Challenge - Below are records; count the lines that contain "this" and give only the total.

Task data -
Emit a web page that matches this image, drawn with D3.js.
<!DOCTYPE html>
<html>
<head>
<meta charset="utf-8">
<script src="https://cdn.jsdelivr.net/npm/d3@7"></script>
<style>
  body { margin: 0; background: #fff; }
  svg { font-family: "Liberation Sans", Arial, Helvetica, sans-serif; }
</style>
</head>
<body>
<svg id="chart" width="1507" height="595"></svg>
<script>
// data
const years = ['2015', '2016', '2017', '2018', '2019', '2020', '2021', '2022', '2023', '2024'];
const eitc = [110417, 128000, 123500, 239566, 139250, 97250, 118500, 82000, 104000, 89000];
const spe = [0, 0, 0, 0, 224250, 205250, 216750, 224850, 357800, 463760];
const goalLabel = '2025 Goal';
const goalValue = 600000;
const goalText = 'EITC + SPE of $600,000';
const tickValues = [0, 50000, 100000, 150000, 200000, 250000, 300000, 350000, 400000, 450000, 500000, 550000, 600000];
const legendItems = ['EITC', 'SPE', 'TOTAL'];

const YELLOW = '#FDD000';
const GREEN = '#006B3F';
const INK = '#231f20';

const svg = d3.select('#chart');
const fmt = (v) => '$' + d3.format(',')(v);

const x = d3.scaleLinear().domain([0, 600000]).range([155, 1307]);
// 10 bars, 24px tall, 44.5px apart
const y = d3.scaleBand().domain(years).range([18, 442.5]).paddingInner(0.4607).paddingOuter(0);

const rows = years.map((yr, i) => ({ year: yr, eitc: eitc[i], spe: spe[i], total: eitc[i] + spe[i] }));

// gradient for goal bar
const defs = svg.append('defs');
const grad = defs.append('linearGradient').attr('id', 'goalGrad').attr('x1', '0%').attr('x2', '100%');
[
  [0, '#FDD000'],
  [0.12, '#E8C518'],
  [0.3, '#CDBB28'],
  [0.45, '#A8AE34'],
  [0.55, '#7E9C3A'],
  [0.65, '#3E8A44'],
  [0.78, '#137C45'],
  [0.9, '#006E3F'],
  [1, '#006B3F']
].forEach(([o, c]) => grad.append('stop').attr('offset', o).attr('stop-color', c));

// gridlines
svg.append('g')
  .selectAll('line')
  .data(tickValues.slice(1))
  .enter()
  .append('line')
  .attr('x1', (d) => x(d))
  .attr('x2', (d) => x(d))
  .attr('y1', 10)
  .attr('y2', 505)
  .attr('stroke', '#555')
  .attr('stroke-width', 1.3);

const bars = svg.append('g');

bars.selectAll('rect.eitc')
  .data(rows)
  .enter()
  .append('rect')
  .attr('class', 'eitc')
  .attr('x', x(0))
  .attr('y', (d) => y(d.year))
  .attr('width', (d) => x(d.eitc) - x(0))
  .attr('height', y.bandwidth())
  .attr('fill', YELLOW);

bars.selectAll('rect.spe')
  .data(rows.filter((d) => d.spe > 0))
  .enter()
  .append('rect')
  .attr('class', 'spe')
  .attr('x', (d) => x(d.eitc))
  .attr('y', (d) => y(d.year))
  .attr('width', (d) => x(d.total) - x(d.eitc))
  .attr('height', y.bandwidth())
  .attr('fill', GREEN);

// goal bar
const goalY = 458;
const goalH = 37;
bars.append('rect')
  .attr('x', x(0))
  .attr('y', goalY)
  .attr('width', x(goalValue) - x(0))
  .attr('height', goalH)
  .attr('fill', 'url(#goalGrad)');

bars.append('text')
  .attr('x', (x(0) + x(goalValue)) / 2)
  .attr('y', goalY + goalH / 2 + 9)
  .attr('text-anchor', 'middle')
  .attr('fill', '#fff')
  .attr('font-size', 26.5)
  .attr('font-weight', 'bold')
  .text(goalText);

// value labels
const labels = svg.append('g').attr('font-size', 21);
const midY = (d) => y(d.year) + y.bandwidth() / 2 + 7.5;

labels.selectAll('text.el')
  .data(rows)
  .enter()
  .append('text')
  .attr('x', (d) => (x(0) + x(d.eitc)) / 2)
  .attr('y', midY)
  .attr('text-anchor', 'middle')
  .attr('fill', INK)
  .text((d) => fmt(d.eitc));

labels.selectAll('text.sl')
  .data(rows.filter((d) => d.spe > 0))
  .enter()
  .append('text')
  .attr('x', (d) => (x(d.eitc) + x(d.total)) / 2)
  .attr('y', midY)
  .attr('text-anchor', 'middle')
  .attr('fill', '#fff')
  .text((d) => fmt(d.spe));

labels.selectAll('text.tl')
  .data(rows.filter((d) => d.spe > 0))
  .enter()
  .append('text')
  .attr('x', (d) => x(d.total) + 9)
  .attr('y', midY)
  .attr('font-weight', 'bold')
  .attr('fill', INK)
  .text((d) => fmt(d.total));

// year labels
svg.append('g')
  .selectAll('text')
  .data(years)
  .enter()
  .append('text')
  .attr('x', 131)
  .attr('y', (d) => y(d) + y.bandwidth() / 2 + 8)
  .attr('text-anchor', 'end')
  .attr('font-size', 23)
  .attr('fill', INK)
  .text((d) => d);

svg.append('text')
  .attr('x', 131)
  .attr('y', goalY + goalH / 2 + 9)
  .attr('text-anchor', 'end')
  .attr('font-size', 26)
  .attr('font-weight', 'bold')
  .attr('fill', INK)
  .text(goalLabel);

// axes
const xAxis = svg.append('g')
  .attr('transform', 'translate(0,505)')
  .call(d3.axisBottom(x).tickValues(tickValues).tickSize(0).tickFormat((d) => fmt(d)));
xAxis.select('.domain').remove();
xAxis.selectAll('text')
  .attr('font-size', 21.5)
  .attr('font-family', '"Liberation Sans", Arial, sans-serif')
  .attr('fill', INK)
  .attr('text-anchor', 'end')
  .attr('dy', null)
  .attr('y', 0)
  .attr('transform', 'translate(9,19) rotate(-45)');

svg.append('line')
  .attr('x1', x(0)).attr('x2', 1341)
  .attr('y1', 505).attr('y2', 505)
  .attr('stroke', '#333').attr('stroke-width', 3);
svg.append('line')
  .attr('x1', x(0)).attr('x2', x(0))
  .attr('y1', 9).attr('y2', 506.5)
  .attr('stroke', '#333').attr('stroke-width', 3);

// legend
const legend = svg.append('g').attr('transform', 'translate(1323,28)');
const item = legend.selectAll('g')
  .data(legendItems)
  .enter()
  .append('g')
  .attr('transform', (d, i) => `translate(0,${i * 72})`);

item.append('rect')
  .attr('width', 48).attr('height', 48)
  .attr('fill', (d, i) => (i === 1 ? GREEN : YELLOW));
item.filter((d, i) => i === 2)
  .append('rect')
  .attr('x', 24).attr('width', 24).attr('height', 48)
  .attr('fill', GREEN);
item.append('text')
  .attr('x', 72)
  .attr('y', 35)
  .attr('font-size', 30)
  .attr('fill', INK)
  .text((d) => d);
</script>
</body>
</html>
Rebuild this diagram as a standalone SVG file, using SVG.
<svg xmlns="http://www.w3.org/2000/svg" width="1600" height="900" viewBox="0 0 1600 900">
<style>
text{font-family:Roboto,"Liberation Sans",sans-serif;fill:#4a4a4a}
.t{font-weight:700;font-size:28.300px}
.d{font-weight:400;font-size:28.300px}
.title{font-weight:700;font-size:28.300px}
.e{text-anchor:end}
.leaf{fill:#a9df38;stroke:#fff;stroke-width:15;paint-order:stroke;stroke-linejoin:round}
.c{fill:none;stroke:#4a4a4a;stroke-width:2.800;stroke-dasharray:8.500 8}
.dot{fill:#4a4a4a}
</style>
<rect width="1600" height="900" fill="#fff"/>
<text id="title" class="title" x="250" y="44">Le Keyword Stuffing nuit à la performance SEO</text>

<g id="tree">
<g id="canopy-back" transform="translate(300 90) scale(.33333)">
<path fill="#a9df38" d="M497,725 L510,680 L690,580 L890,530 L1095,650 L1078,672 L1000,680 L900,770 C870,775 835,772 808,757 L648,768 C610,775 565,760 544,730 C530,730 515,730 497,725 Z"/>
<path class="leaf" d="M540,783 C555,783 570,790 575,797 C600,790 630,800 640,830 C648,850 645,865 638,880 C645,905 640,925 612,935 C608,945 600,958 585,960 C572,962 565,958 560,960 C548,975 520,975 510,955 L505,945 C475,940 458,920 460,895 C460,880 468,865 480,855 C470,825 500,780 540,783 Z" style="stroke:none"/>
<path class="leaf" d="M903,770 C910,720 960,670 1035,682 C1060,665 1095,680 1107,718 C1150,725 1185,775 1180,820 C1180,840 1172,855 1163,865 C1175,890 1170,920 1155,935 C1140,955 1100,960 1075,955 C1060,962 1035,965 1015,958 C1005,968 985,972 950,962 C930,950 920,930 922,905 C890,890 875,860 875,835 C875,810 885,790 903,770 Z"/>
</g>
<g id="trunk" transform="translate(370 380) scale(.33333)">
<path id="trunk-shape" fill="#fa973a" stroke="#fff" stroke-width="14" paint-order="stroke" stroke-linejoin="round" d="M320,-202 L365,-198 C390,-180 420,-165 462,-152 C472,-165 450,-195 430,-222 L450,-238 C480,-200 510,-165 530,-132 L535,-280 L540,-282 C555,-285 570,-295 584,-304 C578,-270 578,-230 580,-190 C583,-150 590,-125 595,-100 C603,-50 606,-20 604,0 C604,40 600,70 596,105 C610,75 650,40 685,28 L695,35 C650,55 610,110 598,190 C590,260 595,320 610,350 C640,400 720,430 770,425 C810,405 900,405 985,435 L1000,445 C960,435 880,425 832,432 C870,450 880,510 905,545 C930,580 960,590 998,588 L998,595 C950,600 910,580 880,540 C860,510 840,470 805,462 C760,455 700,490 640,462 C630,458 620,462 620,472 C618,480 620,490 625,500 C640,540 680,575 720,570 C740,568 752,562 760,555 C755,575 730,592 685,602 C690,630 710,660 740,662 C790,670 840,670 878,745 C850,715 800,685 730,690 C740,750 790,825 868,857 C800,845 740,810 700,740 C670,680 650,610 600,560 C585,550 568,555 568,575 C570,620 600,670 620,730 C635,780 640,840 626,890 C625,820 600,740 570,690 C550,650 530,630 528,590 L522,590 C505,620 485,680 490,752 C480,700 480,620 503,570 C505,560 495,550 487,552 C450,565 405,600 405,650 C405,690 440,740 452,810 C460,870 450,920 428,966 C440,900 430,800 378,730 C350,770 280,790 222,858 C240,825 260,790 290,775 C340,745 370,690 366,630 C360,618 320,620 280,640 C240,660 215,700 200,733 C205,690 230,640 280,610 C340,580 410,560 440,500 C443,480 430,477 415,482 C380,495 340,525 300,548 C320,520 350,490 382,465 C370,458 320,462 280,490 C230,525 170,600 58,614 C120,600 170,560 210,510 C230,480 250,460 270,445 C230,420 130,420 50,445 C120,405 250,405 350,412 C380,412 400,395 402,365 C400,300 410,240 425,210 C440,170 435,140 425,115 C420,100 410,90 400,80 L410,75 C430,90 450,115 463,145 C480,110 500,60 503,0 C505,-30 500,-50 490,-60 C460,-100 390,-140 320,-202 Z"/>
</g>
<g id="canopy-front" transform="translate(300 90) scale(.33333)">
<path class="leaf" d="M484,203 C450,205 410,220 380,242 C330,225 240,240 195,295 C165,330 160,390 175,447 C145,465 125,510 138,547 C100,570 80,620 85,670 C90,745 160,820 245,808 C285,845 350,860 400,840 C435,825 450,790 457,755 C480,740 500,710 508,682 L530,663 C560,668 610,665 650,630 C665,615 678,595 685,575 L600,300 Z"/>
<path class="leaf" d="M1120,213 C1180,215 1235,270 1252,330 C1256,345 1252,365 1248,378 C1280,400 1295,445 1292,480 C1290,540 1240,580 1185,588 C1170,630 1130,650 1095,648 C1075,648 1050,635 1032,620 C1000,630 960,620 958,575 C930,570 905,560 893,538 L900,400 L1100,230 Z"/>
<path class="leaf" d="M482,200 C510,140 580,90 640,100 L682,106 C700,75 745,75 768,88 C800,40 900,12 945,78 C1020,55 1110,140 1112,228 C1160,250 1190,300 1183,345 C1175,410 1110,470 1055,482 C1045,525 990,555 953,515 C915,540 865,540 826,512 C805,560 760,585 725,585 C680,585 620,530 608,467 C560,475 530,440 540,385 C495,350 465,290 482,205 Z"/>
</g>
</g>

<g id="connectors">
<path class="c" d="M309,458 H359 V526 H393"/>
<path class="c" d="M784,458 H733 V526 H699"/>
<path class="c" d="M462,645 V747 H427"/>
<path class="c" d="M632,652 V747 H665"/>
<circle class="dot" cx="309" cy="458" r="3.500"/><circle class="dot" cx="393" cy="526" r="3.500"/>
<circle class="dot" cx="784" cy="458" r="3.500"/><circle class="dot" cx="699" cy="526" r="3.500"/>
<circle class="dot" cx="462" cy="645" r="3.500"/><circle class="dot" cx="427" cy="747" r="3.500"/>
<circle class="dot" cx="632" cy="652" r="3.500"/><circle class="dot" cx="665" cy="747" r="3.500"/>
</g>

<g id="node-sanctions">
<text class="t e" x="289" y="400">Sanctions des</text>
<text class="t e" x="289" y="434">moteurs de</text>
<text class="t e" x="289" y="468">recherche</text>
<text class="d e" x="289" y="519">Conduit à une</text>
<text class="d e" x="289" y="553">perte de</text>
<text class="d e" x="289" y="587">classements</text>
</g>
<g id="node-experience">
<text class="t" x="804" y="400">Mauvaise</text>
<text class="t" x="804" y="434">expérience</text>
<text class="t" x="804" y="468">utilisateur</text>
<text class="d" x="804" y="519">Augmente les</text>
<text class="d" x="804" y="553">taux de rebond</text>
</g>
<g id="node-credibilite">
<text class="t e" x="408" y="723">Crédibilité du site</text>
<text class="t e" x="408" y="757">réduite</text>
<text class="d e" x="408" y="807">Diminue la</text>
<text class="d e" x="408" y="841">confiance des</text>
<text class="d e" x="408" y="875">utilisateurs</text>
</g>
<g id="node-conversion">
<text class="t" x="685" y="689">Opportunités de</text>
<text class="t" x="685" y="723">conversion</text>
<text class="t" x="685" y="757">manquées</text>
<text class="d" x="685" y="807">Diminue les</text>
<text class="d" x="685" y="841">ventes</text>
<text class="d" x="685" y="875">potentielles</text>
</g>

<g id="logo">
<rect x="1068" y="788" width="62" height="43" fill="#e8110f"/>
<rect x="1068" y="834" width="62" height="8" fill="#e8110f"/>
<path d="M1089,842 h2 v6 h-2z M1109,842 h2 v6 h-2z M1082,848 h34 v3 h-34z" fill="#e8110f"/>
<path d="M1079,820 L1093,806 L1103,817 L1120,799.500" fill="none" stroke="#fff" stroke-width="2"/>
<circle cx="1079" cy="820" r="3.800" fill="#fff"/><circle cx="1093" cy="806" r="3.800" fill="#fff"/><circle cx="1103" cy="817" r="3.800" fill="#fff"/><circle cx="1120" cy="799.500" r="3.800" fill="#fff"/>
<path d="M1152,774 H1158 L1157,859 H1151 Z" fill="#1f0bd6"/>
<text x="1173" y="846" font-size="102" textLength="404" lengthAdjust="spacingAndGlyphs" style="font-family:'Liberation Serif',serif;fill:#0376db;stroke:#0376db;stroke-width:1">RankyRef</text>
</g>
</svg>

Output below - 2